» **TASK INSTRUCTIONS**:
Leave the pictures out and retype the lines from the beginning through the line with "plt.rcParams['font.family'] = ['Lato', 'DejaVu", both ends included.

» **DATA TO PROCESS**:
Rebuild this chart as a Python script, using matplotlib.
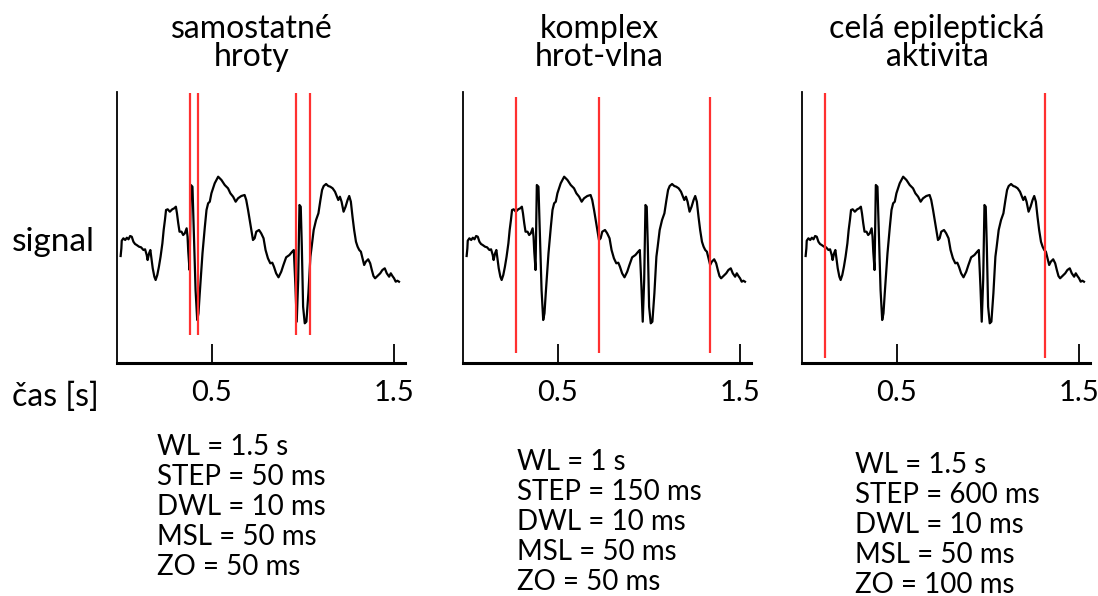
import matplotlib
matplotlib.use('Agg')
import matplotlib.pyplot as plt
import numpy as np

plt.rcParams['font.family'] = ['Lato', 'DejaVu Sans']

# Úsek EEG signálu - čas [ms] a amplituda [a.u.]
t_ms = [0, 4, 6, 15, 25, 34, 43, 52, 61, 70, 79, 88, 101, 112, 125, 134, 143, 148,
        156, 163, 170, 176, 185, 192, 201, 210, 219, 229, 236, 243, 249, 258, 270,
        283, 294, 303, 309, 316, 323, 334, 343, 352, 362, 367, 371, 378, 385, 394,
        401, 411, 420, 427, 434, 449, 462, 471, 480,
        489, 498, 516, 535, 553, 571, 589, 602, 617, 631, 644, 662, 680, 689, 699,
        708, 717, 726, 735, 744, 759, 771, 784, 795, 808, 821, 832, 841, 853, 866,
        881, 893, 908, 926, 941, 950,
        959, 966, 974, 981, 988, 994, 1001, 1010, 1019,
        1030, 1041, 1048, 1059, 1072, 1085, 1096, 1105, 1114, 1127, 1139, 1150, 1163,
        1176, 1187, 1194, 1203, 1212, 1223, 1234, 1245, 1254, 1263, 1272, 1281, 1291,
        1300, 1309, 1318, 1327, 1336, 1345, 1358, 1369, 1378, 1387, 1396, 1409, 1424,
        1436, 1449, 1460, 1473, 1482, 1491, 1500, 1509, 1518, 1527]
signal = [107, 114.7, 122.3, 124.7, 123, 125.3, 123.7, 127, 126.3, 121.3, 119, 118,
          116.3, 115.7, 113, 113.7, 108, 103, 109.7, 113, 103, 94.7, 86.3, 83, 88,
          96.3, 106.3, 119.7, 133, 143, 153, 153.7, 151.3, 153.7, 154.7, 156.3, 149.7,
          139.7, 131.3, 131.3, 128, 129.7, 134.7, 126.3, 111.3, 93, 178, 176.3, 133,
          73, 43, 49.7, 69.7, 109.7, 136.3, 153, 159.7,
          161.3, 169.7, 179.7, 186.3, 183, 178, 174.7, 169.7, 166.3, 161.3, 164.7, 167,
          168, 163, 153, 143, 133, 123, 124.7, 131.3, 133, 129.7, 124.7, 113, 104.7,
          99.7, 100.3, 96.3, 89.7, 85.7, 91.3, 98, 105.7, 108, 111.3, 113,
          76.3, 41.3, 83, 158, 156.3, 116.3, 56.3, 39.7, 41.3,
          69.7, 106.3, 116.3, 133, 143, 149.7, 163, 173, 177, 179, 177, 176.3, 174.7,
          171.3, 166.3, 163, 166.3, 161.3, 151.3, 156.3, 163, 167, 161.3, 146.3, 133,
          121.3, 116.3, 113, 111.3, 104.7, 98, 101.3, 103.7, 99.7, 93, 87, 84.7, 87,
          89.7, 93, 94.7, 89.7, 86.3, 89.7, 87, 84.7, 81.3, 82.3, 81.3]
t = np.array(t_ms) / 1000

titles = ['samostatné\nhroty', 'komplex\nhrot-vlna', 'celá epileptická\naktivita']

# hranice detekovaných úseků [s]
marks = [[0.380, 0.427, 0.963, 1.039],
         [0.269, 0.728, 1.336],
         [0.107, 1.314]]
mark_lo = [28, 10, 5]
mark_hi = [270, 266, 270]

params = [["WL = 1.5 s", "STEP = 50 ms", "DWL = 10 ms", "MSL = 50 ms", "ZO = 50 ms"],
          ["WL = 1 s", "STEP = 150 ms", "DWL = 10 ms", "MSL = 50 ms", "ZO = 50 ms"],
          ["WL = 1.5 s", "STEP = 600 ms", "DWL = 10 ms", "MSL = 50 ms", "ZO = 100 ms"]]

W, H = 1098, 596
fig = plt.figure(figsize=(W / 100, H / 100), dpi=100)

ax_left = [117, 463, 802]
title_x = [252, 599, 937]
param_x = [157, 517, 855]
param_y = [447, 462, 465]

for i in range(3):
    ax = fig.add_axes([ax_left[i] / W, 1 - 363 / H, 288 / W, 271 / H])
    ax.plot(t, signal, color='black', lw=1.6)
    ax.vlines(marks[i], mark_lo[i], mark_hi[i], color='#ff3030', lw=1.6)
    ax.set_xlim(-0.02, 1.56)
    ax.set_ylim(0, 271)
    ax.spines['top'].set_visible(False)
    ax.spines['right'].set_visible(False)
    ax.spines['left'].set_linewidth(1.3)
    ax.spines['bottom'].set_linewidth(2.2)
    ax.set_xticks([0.5, 1.5])
    ax.set_xticklabels(['0.5', '1.5'])
    ax.set_yticks([])
    ax.tick_params(axis='x', direction='in', length=14, width=1.3, pad=12,
                   labelsize=21)

    fig.text(title_x[i] / W, 1 - 43 / H, titles[i], ha='center', va='center',
             fontsize=23, linespacing=0.92)
    for j, line in enumerate(params[i]):
        fig.text(param_x[i] / W, 1 - (param_y[i] + 30 * j) / H, line,
                 ha='left', va='center', fontsize=20)

fig.text(12 / W, 1 - 242 / H, 'signal', ha='left', va='center', fontsize=24)
fig.text(12 / W, 1 - 397 / H, 'čas [s]', ha='left', va='center', fontsize=23)

fig.savefig('out.png', dpi=100)
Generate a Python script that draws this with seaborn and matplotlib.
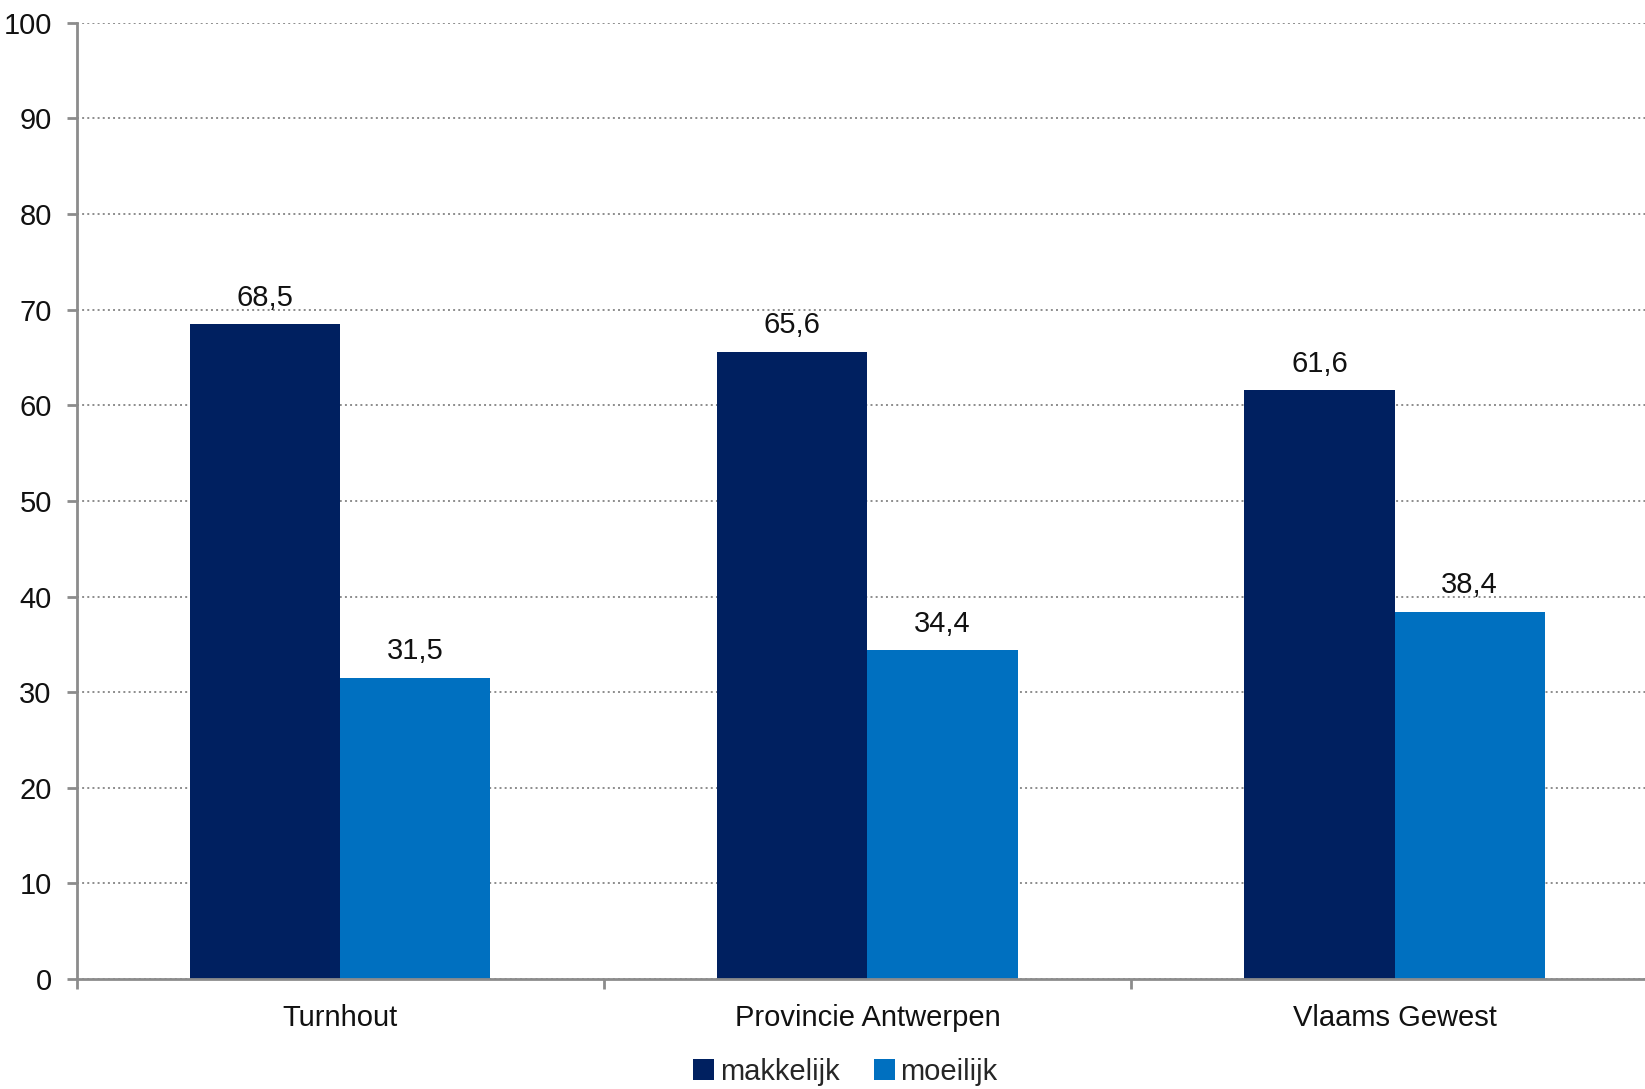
from matplotlib import pyplot as plt
from matplotlib.ticker import FixedLocator
import pandas as pd
import seaborn as sns

# data
regios = ["Turnhout", "Provincie Antwerpen", "Vlaams Gewest"]
makkelijk = [68.5, 65.6, 61.6]
moeilijk = [31.5, 34.4, 38.4]
reeksen = ["makkelijk", "moeilijk"]
kleuren = ["#002060", "#0070C0"]

df = pd.DataFrame({
    "regio": regios * 2,
    "type": [reeksen[0]] * 3 + [reeksen[1]] * 3,
    "pct": makkelijk + moeilijk,
})

sns.set_theme(style="white")
plt.rcParams["font.family"] = ["Liberation Sans Narrow", "Liberation Sans", "DejaVu Sans"]
plt.rcParams["font.size"] = 21

fig = plt.figure(figsize=(16.45, 10.89), dpi=100)
ax = fig.add_axes([0.0466, 0.101, 0.9614, 0.878])

sns.barplot(data=df, x="regio", y="pct", hue="type", order=regios,
            hue_order=reeksen, palette=kleuren, width=0.57, gap=0,
            saturation=1, linewidth=0, ax=ax)

# value labels with comma decimals
for cont, vals in zip(ax.containers, [makkelijk, moeilijk]):
    ax.bar_label(cont, labels=[f"{v:.1f}".replace(".", ",") for v in vals],
                 padding=9, fontsize=21, color="#111111")

ax.set_ylim(0, 100)
ax.set_xlim(-0.5, 2.5)
ax.set_yticks(range(0, 101, 10))
ax.set(xlabel="", ylabel="")

# grid
ax.yaxis.grid(True, linestyle=":", color="#8c8c8c", linewidth=1.4)
ax.xaxis.grid(False)
ax.set_axisbelow(True)

# spines
for s in ["top", "right"]:
    ax.spines[s].set_visible(False)
for s in ["left", "bottom"]:
    ax.spines[s].set_color("#8c8c8c")
    ax.spines[s].set_linewidth(2)

ax.tick_params(axis="y", which="major", left=True, length=7, width=2,
               color="#8c8c8c", pad=11, labelsize=21, labelcolor="#111111")
ax.tick_params(axis="x", which="major", bottom=False, length=0, pad=18,
               labelsize=21, labelcolor="#111111")
ax.xaxis.set_minor_locator(FixedLocator([-0.5, 0.5, 1.5, 2.5]))
ax.tick_params(axis="x", which="minor", bottom=True, length=7, width=2,
               color="#8c8c8c")

# legend under the chart
handles, labels = ax.get_legend_handles_labels()
ax.get_legend().remove()
fig.legend(handles, labels, loc="center", bbox_to_anchor=(0.514, 0.016),
           ncol=2, frameon=False, fontsize=21, handlelength=0.7,
           handleheight=0.7, handletextpad=0.2, columnspacing=1.2,
           borderaxespad=0)

fig.savefig("out.png", dpi=100)
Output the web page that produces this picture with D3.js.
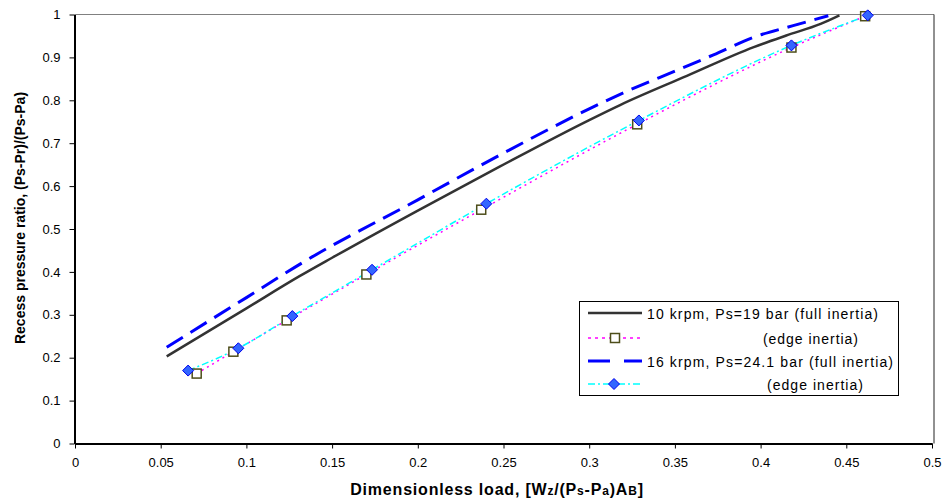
<!DOCTYPE html>
<html><head><meta charset="utf-8">
<script src="https://cdn.jsdelivr.net/npm/d3@7"></script>
<style>body{margin:0;background:#fff}svg{display:block;font-family:"Liberation Sans",Arial,sans-serif}</style>
</head><body><svg id="c" width="946" height="501"></svg>
<script>
// full-inertia curves
const full10X = [0.0535, 0.1, 0.131, 0.15, 0.2, 0.248, 0.3, 0.318, 0.357, 0.396, 0.415, 0.435, 0.446];
const full10Y = [0.203, 0.315, 0.390, 0.433, 0.543, 0.646, 0.754, 0.789, 0.857, 0.924, 0.951, 0.978, 0.998];
const full16X = [0.0535, 0.1, 0.135, 0.2, 0.25, 0.3, 0.318, 0.353, 0.3725, 0.396, 0.419, 0.4395];
const full16Y = [0.2245, 0.340, 0.427, 0.568, 0.677, 0.780, 0.814, 0.873, 0.906, 0.947, 0.974, 0.997];
// edge-inertia points
const edge10X = [0.071, 0.0924, 0.1235, 0.170, 0.237, 0.328, 0.418, 0.461];
const edge10Y = [0.163, 0.214, 0.287, 0.394, 0.545, 0.744, 0.923, 0.996];
const edge16X = [0.066, 0.0953, 0.1268, 0.1733, 0.240, 0.329, 0.418, 0.4625];
const edge16Y = [0.170, 0.222, 0.297, 0.405, 0.559, 0.753, 0.928, 0.998];
const xTicks = [0,0.05,0.1,0.15,0.2,0.25,0.3,0.35,0.4,0.45,0.5];
const yTicks = [0,0.1,0.2,0.3,0.4,0.5,0.6,0.7,0.8,0.9,1];
const legendLabels = ["10 krpm, Ps=19 bar (full inertia)","(edge inertia)","16 krpm, Ps=24.1 bar (full inertia)","(edge inertia)"];

const svg = d3.select("#c");
const L=74.5, R=933, T=14.5, B=443.5;
const x = d3.scaleLinear().domain([0,0.5]).range([L+0.5,R-1]);
const y = d3.scaleLinear().domain([0,1]).range([B,T]);

// plot border top/right
svg.append("line").attr("x1",L).attr("x2",R+1).attr("y1",T).attr("y2",T).attr("stroke","#808080").attr("stroke-width",1);
svg.append("line").attr("x1",R+1).attr("x2",R+1).attr("y1",T).attr("y2",B).attr("stroke","#222").attr("stroke-width",1);

const xa = svg.append("g").attr("transform",`translate(0,${B})`)
  .call(d3.axisBottom(x).tickValues(xTicks).tickFormat(d=>String(+d.toFixed(2))).tickSize(5).tickSizeOuter(0).tickPadding(9.5));
const ya = svg.append("g").attr("transform",`translate(${L},0)`)
  .call(d3.axisLeft(y).tickValues(yTicks).tickFormat(d=>String(+d.toFixed(1))).tickSize(5).tickSizeOuter(0).tickPadding(9));
[xa,ya].forEach(a=>{
  a.selectAll("text").attr("font-size",13).attr("fill","#000").attr("font-family","Liberation Sans, Arial, sans-serif");
  a.selectAll("line").attr("stroke","#000");
  a.select(".domain").attr("stroke","#000").attr("stroke-width",2);
});

const zip=(a,b)=>a.map((v,i)=>[v,b[i]]);
const line = d3.line().x(d=>x(d[0])).y(d=>y(d[1])).curve(d3.curveMonotoneX);

svg.append("path").attr("d",line(zip(full10X,full10Y))).attr("fill","none").attr("stroke","#333").attr("stroke-width",2.5);
svg.append("path").attr("d",line(zip(full16X,full16Y))).attr("fill","none").attr("stroke","#0000ff").attr("stroke-width",3).attr("stroke-dasharray","19,9");
svg.append("path").attr("d",line(zip(edge10X,edge10Y))).attr("fill","none").attr("stroke","#ff00ff").attr("stroke-width",1.5).attr("stroke-dasharray","2,4");
svg.append("path").attr("d",line(zip(edge16X,edge16Y))).attr("fill","none").attr("stroke","#00ffff").attr("stroke-width",1.5).attr("stroke-dasharray","7,3,2,3");

const sq = (g,cx,cy)=>g.append("rect").attr("x",cx-4.5).attr("y",cy-4.5).attr("width",9).attr("height",9).attr("fill","#fff").attr("stroke","#4d4d1a").attr("stroke-width",1.5);
const dm = (g,cx,cy)=>g.append("path").attr("d",`M${cx},${cy-5.5}L${cx+5.5},${cy}L${cx},${cy+5.5}L${cx-5.5},${cy}Z`).attr("fill","#3366ff").attr("stroke","#0000ee").attr("stroke-width",1);
const mg = svg.append("g");
zip(edge10X,edge10Y).forEach(d=>sq(mg,x(d[0]),y(d[1])));
zip(edge16X,edge16Y).forEach(d=>dm(mg,x(d[0]),y(d[1])));

// legend
const lg = svg.append("g");
lg.append("rect").attr("x",579.5).attr("y",301.5).attr("width",319).attr("height",94).attr("fill","#fff").attr("stroke","#000").attr("stroke-width",1);
const rowsY=[313,338,361,384];
const lx1=588, lx2=642;
lg.append("line").attr("x1",lx1).attr("x2",lx2).attr("y1",rowsY[0]).attr("y2",rowsY[0]).attr("stroke","#333").attr("stroke-width",2.5);
lg.append("line").attr("x1",lx1).attr("x2",lx2).attr("y1",rowsY[1]).attr("y2",rowsY[1]).attr("stroke","#ff00ff").attr("stroke-width",1.5).attr("stroke-dasharray","3,4");
sq(lg,(lx1+lx2)/2,rowsY[1]);
lg.append("line").attr("x1",lx1).attr("x2",lx2).attr("y1",rowsY[2]).attr("y2",rowsY[2]).attr("stroke","#0000ff").attr("stroke-width",3).attr("stroke-dasharray","22,14");
lg.append("line").attr("x1",lx1).attr("x2",lx2).attr("y1",rowsY[3]).attr("y2",rowsY[3]).attr("stroke","#00ffff").attr("stroke-width",1.5).attr("stroke-dasharray","7,3,2,3");
dm(lg,(lx1+lx2)/2-1,rowsY[3]);
const txX=[647,763,647,767];
const txW=[231,95,246,96];
legendLabels.forEach((t,i)=>lg.append("text").attr("x",txX[i]).attr("y",rowsY[i]+5.5).attr("font-size",14)
  .attr("textLength",txW[i]).attr("lengthAdjust","spacing").attr("fill","#000").text(t));

// axis titles
const xt = svg.append("text").attr("x",497).attr("y",495).attr("text-anchor","middle").attr("font-size",16).attr("font-weight","bold").attr("letter-spacing",0.8).attr("fill","#000");
[["Dimensionless load, [W",16],["z",12],["/(P",16],["s",12],["-P",16],["a",12],[")A",16],["B",12],["]",16]]
  .forEach(([t,s])=>xt.append("tspan").attr("font-size",s).text(t));
svg.append("text").attr("transform","translate(25,218) rotate(-90)").attr("text-anchor","middle").attr("font-size",14).attr("font-weight","bold").attr("fill","#000").text("Recess pressure ratio, (Ps-Pr)/(Ps-Pa)");
</script></body></html>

» **FULL OUTPUT**:
Rebuild this chart as a Python script, using matplotlib.
import matplotlib
matplotlib.use('Agg')
import matplotlib.pyplot as plt
import numpy as np

plt.rcParams['font.family'] = ['Lato', 'DejaVu Sans']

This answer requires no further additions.